Voici un roman époustouflant où l'amour et le deuil dévorent, comme Saturne. Allez, à vos recherches: Saturne, comme Mars et Jupiter, c'est d'abord un personnage. Reste que rarement Éros et Thanatos se sont aussi bien complétés qu'ici.
Dans la première partie de ce livre, la narratrice raconte l'exil d'Algérie de la famille de son père et leur installation en Normandie. Drame précurseur. Propriétaires de cliniques médicales privées, les parents ont fui un pays rendu bouleversé par une guerre sale où leurs efforts pour aider ceux qui avaient besoin de leurs services se sont avérés vains.
Rendus en France, l'empire médical explose. La famille déjà aisée, devient encore plus riche. Second drame: des deux fils, un a des dispositions et des intérêts pour la médecine, l'autre pas. Le premier est le favori, l'autre le mouton noir. C'est lui qui deviendra le père de la narratrice. Il mourra dans la trentaine, elle avait une quinzaine de mois.

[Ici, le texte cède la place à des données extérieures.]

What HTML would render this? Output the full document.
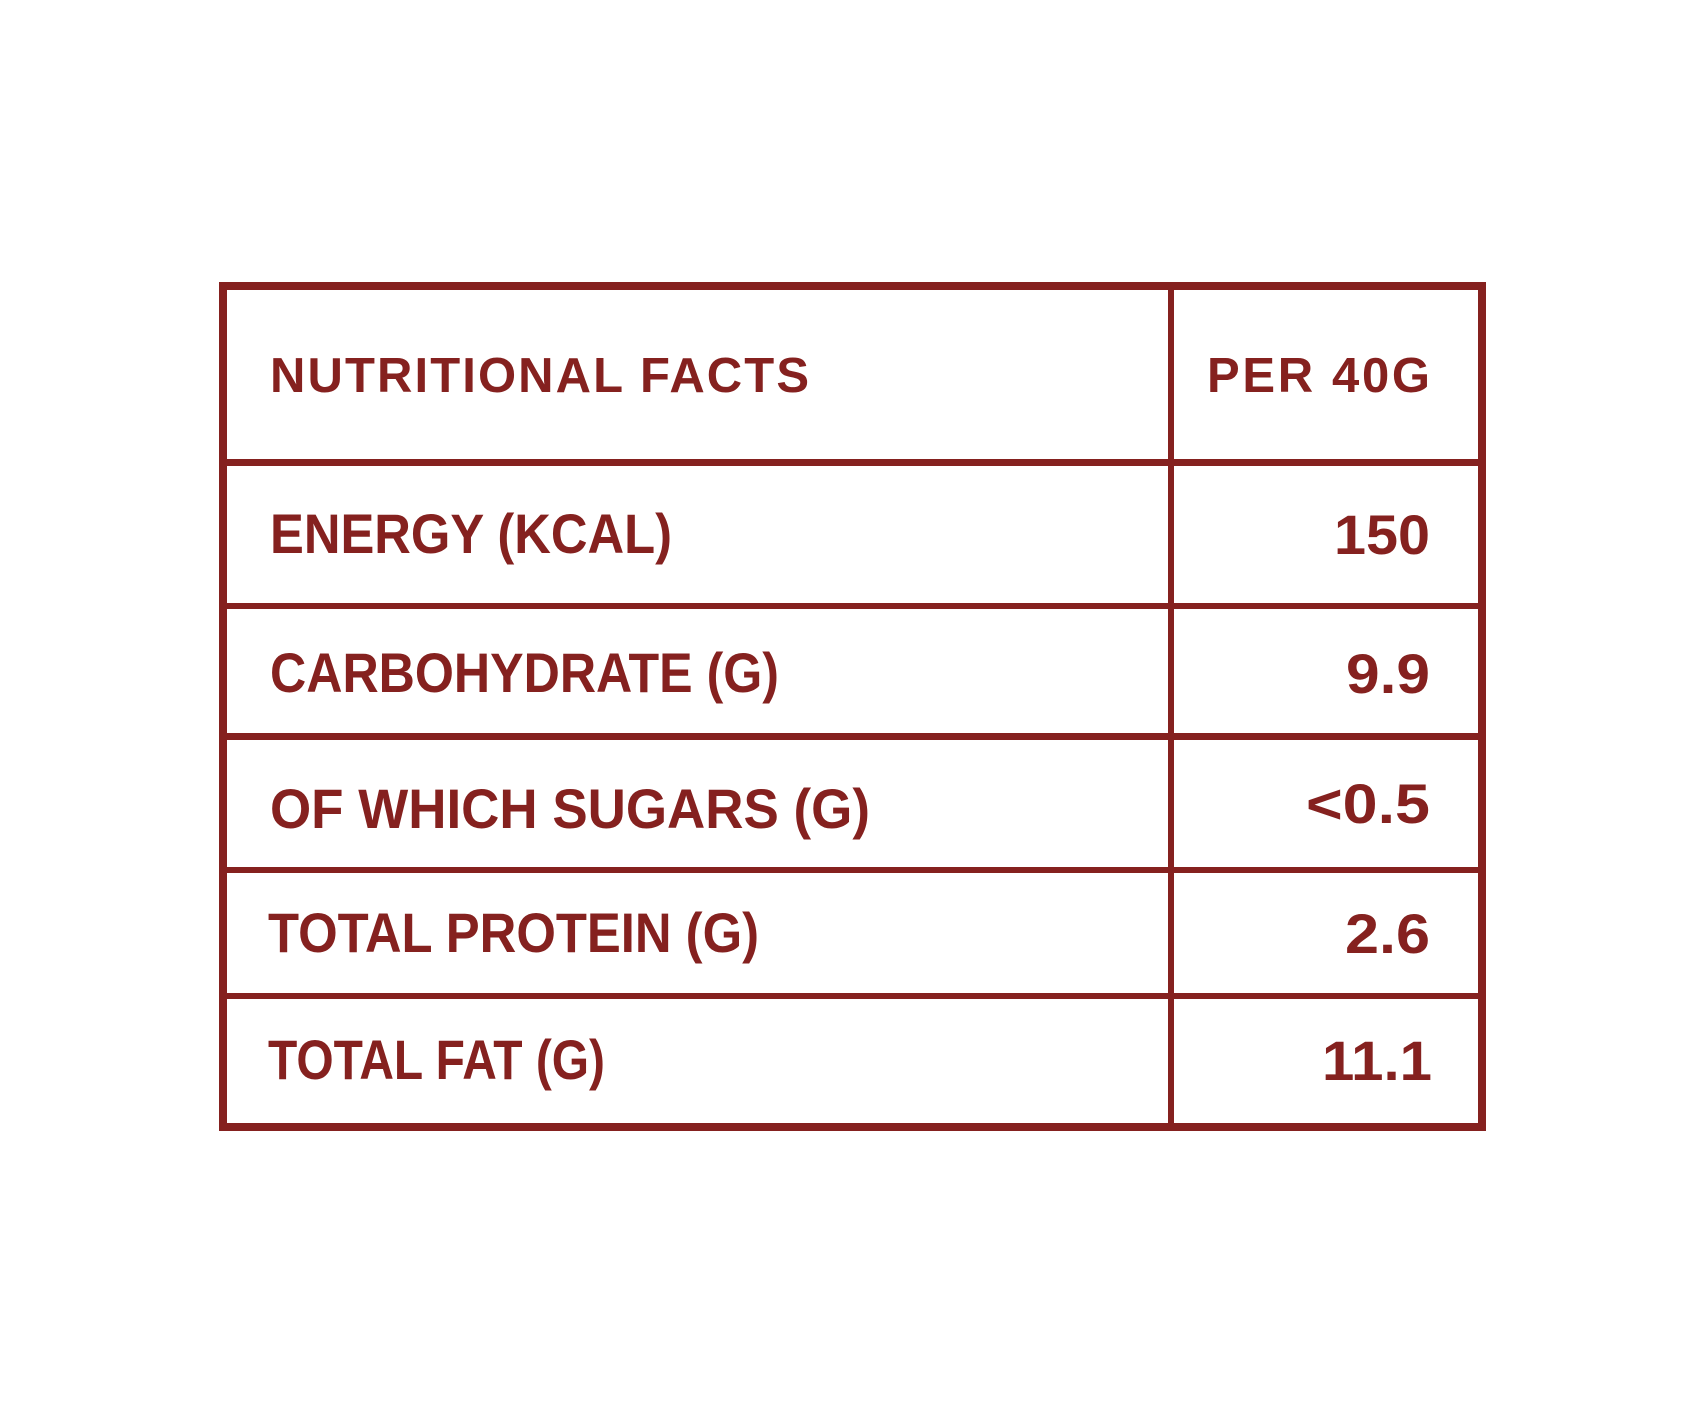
<!DOCTYPE html>
<html>
<head>
<meta charset="utf-8">
<style>
html,body{margin:0;padding:0;background:#ffffff;}
svg{display:block;}
text{font-family:"Liberation Sans",Arial,sans-serif;font-weight:bold;fill:#85211F;}
</style>
</head>
<body>
<svg width="1705" height="1414" viewBox="0 0 1705 1414" xmlns="http://www.w3.org/2000/svg">
<rect x="0" y="0" width="1705" height="1414" fill="#ffffff"/>
<g fill="#85211F">
  <!-- outer border -->
  <rect x="219" y="282" width="1267" height="8"/>
  <rect x="219" y="1123" width="1267" height="8"/>
  <rect x="219" y="282" width="8" height="849"/>
  <rect x="1478" y="282" width="8" height="849"/>
  <!-- column divider -->
  <rect x="1168" y="282" width="6" height="849"/>
  <!-- row lines -->
  <rect x="219" y="459" width="1267" height="7"/>
  <rect x="219" y="603" width="1267" height="6"/>
  <rect x="219" y="733" width="1267" height="7"/>
  <rect x="219" y="867" width="1267" height="6"/>
  <rect x="219" y="993" width="1267" height="6"/>
</g>

<!-- header -->
<text x="270" y="392" font-size="49" textLength="539" lengthAdjust="spacing">NUTRITIONAL FACTS</text>
<text x="1207" y="392" font-size="49" textLength="223" lengthAdjust="spacing">PER 40G</text>

<!-- labels -->
<text x="270" y="553" font-size="56" textLength="402" lengthAdjust="spacingAndGlyphs">ENERGY (KCAL)</text>
<text x="270" y="692" font-size="56" textLength="509" lengthAdjust="spacingAndGlyphs">CARBOHYDRATE (G)</text>
<text x="270" y="828" font-size="56" textLength="600" lengthAdjust="spacingAndGlyphs">OF WHICH SUGARS (G)</text>
<text x="268" y="952" font-size="56" textLength="491" lengthAdjust="spacingAndGlyphs">TOTAL PROTEIN (G)</text>
<text x="268" y="1079" font-size="56" textLength="337" lengthAdjust="spacingAndGlyphs">TOTAL FAT (G)</text>

<!-- values -->
<text x="1334" y="554" font-size="56" textLength="96" lengthAdjust="spacingAndGlyphs">150</text>
<text x="1346" y="693" font-size="56" textLength="84" lengthAdjust="spacingAndGlyphs">9.9</text>
<text x="1306" y="823" font-size="56" textLength="124" lengthAdjust="spacingAndGlyphs">&lt;0.5</text>
<text x="1345" y="953" font-size="56" textLength="85" lengthAdjust="spacingAndGlyphs">2.6</text>
<text x="1322" y="1080" font-size="56" textLength="110" lengthAdjust="spacingAndGlyphs">11.1</text>
</svg>
</body>
</html>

L'histoire devient alors celle de souvenirs racontés par d'autres. Ces souvenirs racontent la passion d'un jeune homme de bonne famille qui rencontre une belle jeune femme mystérieuse à l'aura scandaleux. La belle famille la déteste, ils s'aiment, c'est torride, sulphureux, intense. Jusqu'ici, on croit avoir déjà vu ça, mais arrivent ensuite les souvenirs de la narratrice elle-même en seconde partie: elle a vingt-cinq ans et son oncle la rejoint pour lui apprendre qu'elle hérite suite au décès de sa grand-mère. C'est à partir de là que l'orpheline de père vivra le deuil de celui qu'elle n'a jamais connu.
Cette descente aux enfers vous bouscule comme un vent d'ouragan. La jeune femme est seule et sa famille plus disfonctionnelle que jamais. On entre dans le récit d'un délire lucide renversant, écrit avec une justesse telle que ce livre a réussi à être court alors que comme tant d'autre, il aurait pu se répandre sur des centaines de pages. L'écriture de Sarah Chiche est d'une clarté rare, déstabilisante. Ce récit pourrait nous attirer vers le bas comme un vortex et on en ressort troublé, saisi, mais curieusement bien. Parce que ce récit parle du deuil comme de quelque chose de nécessaire, tellement que ce personnage de la narratrice le vit a posteriori, de son plein gré, par elle-même. Son deuil est libérateur et même si on a mal avec elle, on comprend, et si on comprend, c'est que ce livre est vraiment très bien écrit.
Saturne montre combien il est parfois difficile de se trouver, de se libérer, tant de soi que des autres et de son passé, de ses souveirs. C'est un récit héroïque, mais sans l'habituelle tapage qui accompagne habituellement de genre d'ouvrage. C'est franchement réussi.